By the early 80's, the old Kiss magic started to wear out. Two of the founding members, guitarist Ace Frehley and drummer Peter Criss, were booted from the band because of their drug addictions. Simmons and singer Paul Stanley soldiered on, adding additional sidemen and even losing the greasepaint by 1983. For the next ten years, Kiss kept making albums and playing concerts as a fairly conventional heavy metal band. They maintained their fan base, still sold records and sold out halls, but gradually drifted away from the notice of the mass audience.
Then, five years ago, a one-off appearance on MTV's "Unplugged" program turned into a full-fledged reunion of the band's original lineup. Figuring that everything old was new again, Kiss pulled their makeup and platform shoes out of storage and announced a worldwide tour. To the surprise of most (including, they eventually admitted, the band members themselves) the new shows sold out in record time. The 1995-96 Kiss tour produced some of the most lucrative rock concerts of all time.
There wasn't much new here (Simmons noted that the band had "forgotten ever song we've written since about 1978" for the tour), but for the thirty- and forty-ish fans who'd been around the first time, and for younger people who'd missed the circus the first time around, the tour was a two-hour time machine back to the glorious excesses of the '70's.
I was one of those 'younger people' back in Kiss's heyday. I was never a fan of the group--let's face it, their music stinks, and I was about seven years old when they were in their prime, way too young to go to a rock show. But I did catch a show on the '95 reunion tour, and I freely and happily admit, it was probably the most entertaining of the scores of concerts I've seen in my life.
This is not a "musician's band." Peter Criss plays drums like a girl. Paul Stanley is in love with himself. Ace Frehley could make a freight train take a dirt road. Gene Simmons is scary looking without makeup. But put them all together with some greasepaint and about a million lights, and it's somehow unspeakably cool.
The sheer spectacle of it all is staggering. There's a massive stage set, the band really does look like they stepped out of a comic book, the lightshow is dazzling, and just about every song has some kind of special effect involved. Simmons spits fake blood and breathes fire, then flies over the audience on a wire harness. Frehley shoots laser beams from his Les Paul Guitar, and Stanley runs around the stage like he's 22 instead of well-over-40. And Criss stays behind the drumkit and plays like a girl, but you can't have everything.
The cheesy '70's "dance" moves haven't changed any, but those who aren't impressed by the staging are still well-entertained--I was laughing my head off for most of the show. And maybe most surprising of all--Kiss has actually become family entertainment.
At the concert I saw, there were hundreds of kids there with their parents, soaking it all up, and other than the ear-splitting volume, there wasn't a thing about that show that could be considered bad for children. Nobody on stage so much as uttered a four-letter expletive (which was entirely unique for a heavy metal act), Stanley offered a "don't drink and drive" spiel before launching into a song titled "Cold Gin." For a ten-year-old, it must have been the most impressive night out with mom and dad imaginable.

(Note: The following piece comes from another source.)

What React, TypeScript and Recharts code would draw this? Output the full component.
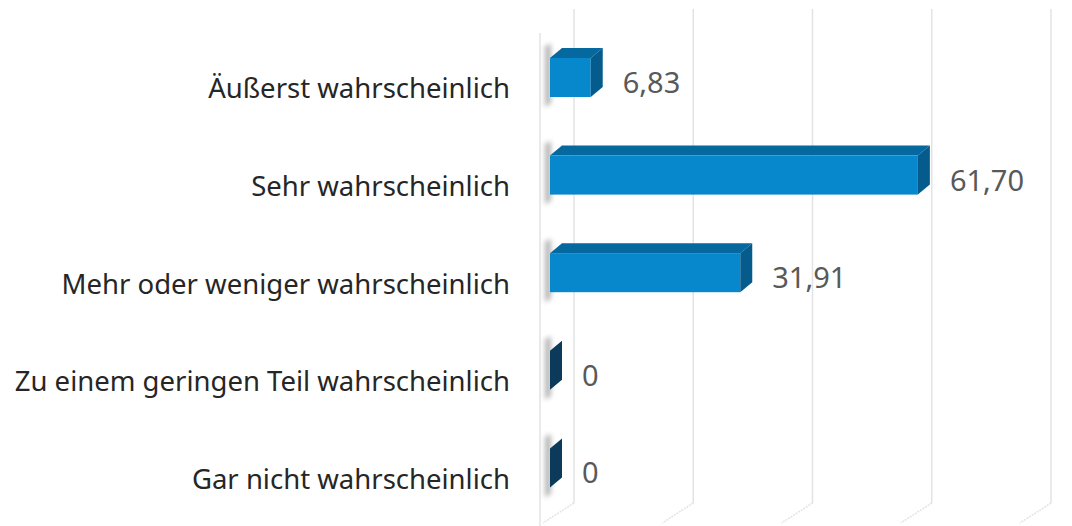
import { BarChart, Bar, XAxis, YAxis, CartesianGrid, LabelList } from "recharts";

if (typeof document !== "undefined") document.body.style.margin = "0";

const CATEGORIES = [
  "Äußerst wahrscheinlich",
  "Sehr wahrscheinlich",
  "Mehr oder weniger wahrscheinlich",
  "Zu einem geringen Teil wahrscheinlich",
  "Gar nicht wahrscheinlich",
];
const VALUES = [6.83, 61.7, 31.91, 0, 0];
const X_TICKS = [0, 20, 40, 60, 80];

const data = CATEGORIES.map((name, i) => ({ name, value: VALUES[i] }));

const FRONT = "#0888cc";
const TOP = "#05689f";
const SIDE = "#055b8c";
const ZERO_SIDE = "#0c3a5a";
const GRID = "#e3e3e3";
const FONT = "'Noto Sans', sans-serif";

// bar depth (3d look)
const DX = 12;
const DY = 10;

function fmt(v: number) {
  return v === 0 ? "0" : v.toFixed(2).replace(".", ",");
}

// back wall line + floor diagonal for every tick
function GridLine(props: any) {
  const { x1, y1, y2, index } = props;
  return (
    <g key={`g-${index}`}>
      {index === 0 && (
        <line x1={x1 - 10} y1={y1 + 4} x2={x1 - 10} y2={y2 + 12} stroke={GRID} strokeWidth={1.5} />
      )}
      <line x1={x1 + 24} y1={y1 - 20} x2={x1 + 24} y2={y2 - 14} stroke={GRID} strokeWidth={1.5} />
      <line x1={x1 + 24} y1={y2 - 14} x2={x1 - 7} y2={y2 + 6} stroke={GRID} strokeWidth={1.5} strokeDasharray="2 1" />
    </g>
  );
}

function Bar3D(props: any) {
  const { x, y, width, height } = props;
  const w = Math.max(0, width);
  const zero = w < 0.5;
  return (
    <g>
      <polygon
        points={`${x - 5},${y - 12} ${x + 1},${y - 14} ${x + 1},${y + height + 6} ${x - 5},${y + height + 10}`}
        fill="#7a7a7a"
        opacity={0.55}
        filter="url(#soft)"
      />
      {!zero && <rect x={x} y={y} width={w} height={height} fill={FRONT} />}
      {!zero && (
        <polygon
          points={`${x},${y} ${x + DX},${y - DY} ${x + w + DX},${y - DY} ${x + w},${y}`}
          fill={TOP}
        />
      )}
      <polygon
        points={`${x + w},${y} ${x + w + DX},${y - DY} ${x + w + DX},${y + height - DY} ${x + w},${y + height}`}
        fill={zero ? ZERO_SIDE : SIDE}
      />
    </g>
  );
}

function ValueLabel(props: any) {
  const { x, y, width, height, value } = props;
  return (
    <text
      x={x + Math.max(0, width) + 32}
      y={y + height / 2 + 4}
      fill="#595959"
      fontSize={29}
      fontFamily={FONT}
      dominantBaseline="central"
    >
      {fmt(Number(value))}
    </text>
  );
}

function CategoryTick(props: any) {
  const { x, y, payload } = props;
  return (
    <text
      x={x}
      y={y + 10}
      textAnchor="end"
      dominantBaseline="central"
      fill="#262626"
      fontSize={27.5}
      fontFamily={FONT}
    >
      {payload.value}
    </text>
  );
}

export default function App() {
  return (
    <div style={{ width: 1072, height: 526, background: "#fff" }}>
      <BarChart
        width={1072}
        height={526}
        data={data}
        layout="vertical"
        margin={{ top: 29, right: 45, bottom: 9, left: 0 }}
        barSize={39}
      >
        <defs>
          <filter id="soft" x="-2" y="-1" width="5" height="3">
            <feGaussianBlur stdDeviation="2.5" />
          </filter>
        </defs>
        <CartesianGrid horizontal={false} vertical={GridLine} />
        <XAxis type="number" domain={[0, 80]} ticks={X_TICKS} hide />
        <YAxis
          type="category"
          dataKey="name"
          width={550}
          axisLine={false}
          tickLine={false}
          tickSize={0}
          tickMargin={40}
          tick={CategoryTick}
        />
        <Bar dataKey="value" shape={Bar3D} isAnimationActive={false}>
          <LabelList dataKey="value" content={ValueLabel} />
        </Bar>
      </BarChart>
    </div>
  );
}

Kiss has just embarked on what's billed as their "farewell tour." Reading between the lines, this actually looks like a second hail-and-farewell to Frehley and Criss and the greasepaint, as opposed to an actual disbanding of the group. But still, this is probably the last chance to see the '70's reconstructed on stage, in living color and at 100 decibels. I've got my ticket, and I'm heading to Pensacola as soon as I can get out of my office tonight. I'll have to drive back and hour-and-a-half after the show so I can blow up stuff at 7 AM on Friday, but what the heck.
After all, how many chances to you get to see the greatest lousy rock band in the world?